Узость подхода с еще замечаемою шорною специализациею приводит к тому, что Н. Я. Марр остается непонятым не только на Западе, но и у нас. Работы Н. Я. Марра не только не учитываются громадною массою археологов, но даже и не осознаются как идущие по одному, общему с ними пути исследования. Между тем яфетидологическая школа не только изучает язык как явление социального порядка[9], это утверждают и индоевропеисты, но, более того, она смотрит на языковые факты как на материал для построения общего хода истории развития общества и учитывает в своих исследованиях его законы. Если археология решительно перейдет на то же самое задание, обращаясь тем самым в историю материальной культуры, то стык окажется неизбежным. Впрочем, такого стыка пока еще нет.
        Такого стыка и не будет, пока археология останется в прежнем виде науки XIX века с ее углубленною специализациею на замкнутом вещеведении. Это научное направление сделало свое дело, теперь требуется перестройка. Необходимость ускорения темпа последней диктуется насущными заданиями исследовательской работы, его требует развивающееся дело полевых исследований и музейного строительства. Прежняя система раскопок с ее упором на поиски золотых вещей уже в достаточной мере опорочена, прежний вещеведческий музей более не удовлетворяет самым скромным пожеланиям посетителя, как не удовлетворяет его и узкая вещеведческая работа музейного специалиста.

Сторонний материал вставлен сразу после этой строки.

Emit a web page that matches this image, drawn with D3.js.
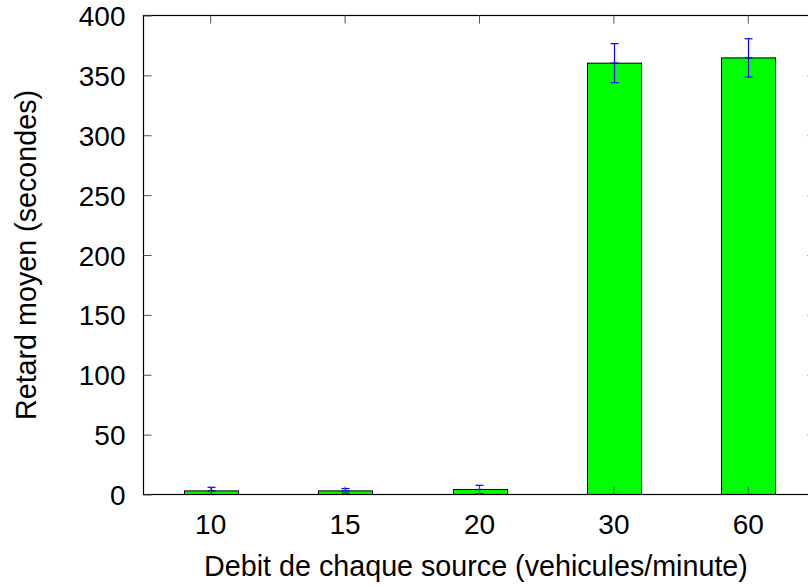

        Мы вовсе не изучаем вещь для вещи. Вещеведение, казалось бы, уже перестало быть самоцелью. По вещественным памятникам реконструируются пройденные этапы исторической жизни, и нашим заданием является вскрыть всю сложную картину исторической динамики. И в этой задаче грандиозного масштаба мы сразу же наталкиваемся на значительные препятствия. Оказывается, что прежняя традиция изолированного подхода держит в тисках даже молодого исследователя. Археолог, хотя бы и причисляющий себя к новой школе историков материальной культуры, не может еще понять, что одним только экспонированием вещей, одною только работою над вещью он не в состоянии развернуть затуманенные древностью периоды общественной жизни. Многие не в состоянии даже усвоить себе, что сама экспозиция музейных коллекций не может быть обоснована на одном только формально-типологическом подходе к изучаемому предмету.
        Мало того, оставаясь сам, по своему существу, вещеведом, археолог считает таким же всякого другого специалиста. Он даже не задумывается о том, что другие отрасли знания преследуют ту же цель. Он просто не знакомится с работами тех, кто специализировался по «другой дисциплине». Для него археология есть археология, лингвистика есть лингвистика и т. д. Одна изу-
[38]    
чает вещи, а другая — языковые формы. Разве может быть при таких условиях какой-либо контакт, и разве археолог при этих условиях перестанет когда-либо быть узким вещеведом? Если он и обратит внимание на смежную дисциплину, то разве только для того, чтобы сказать: занимайся своим делом и не мешай мне, а я по-прежнему замкнусь в свои узкие рамки.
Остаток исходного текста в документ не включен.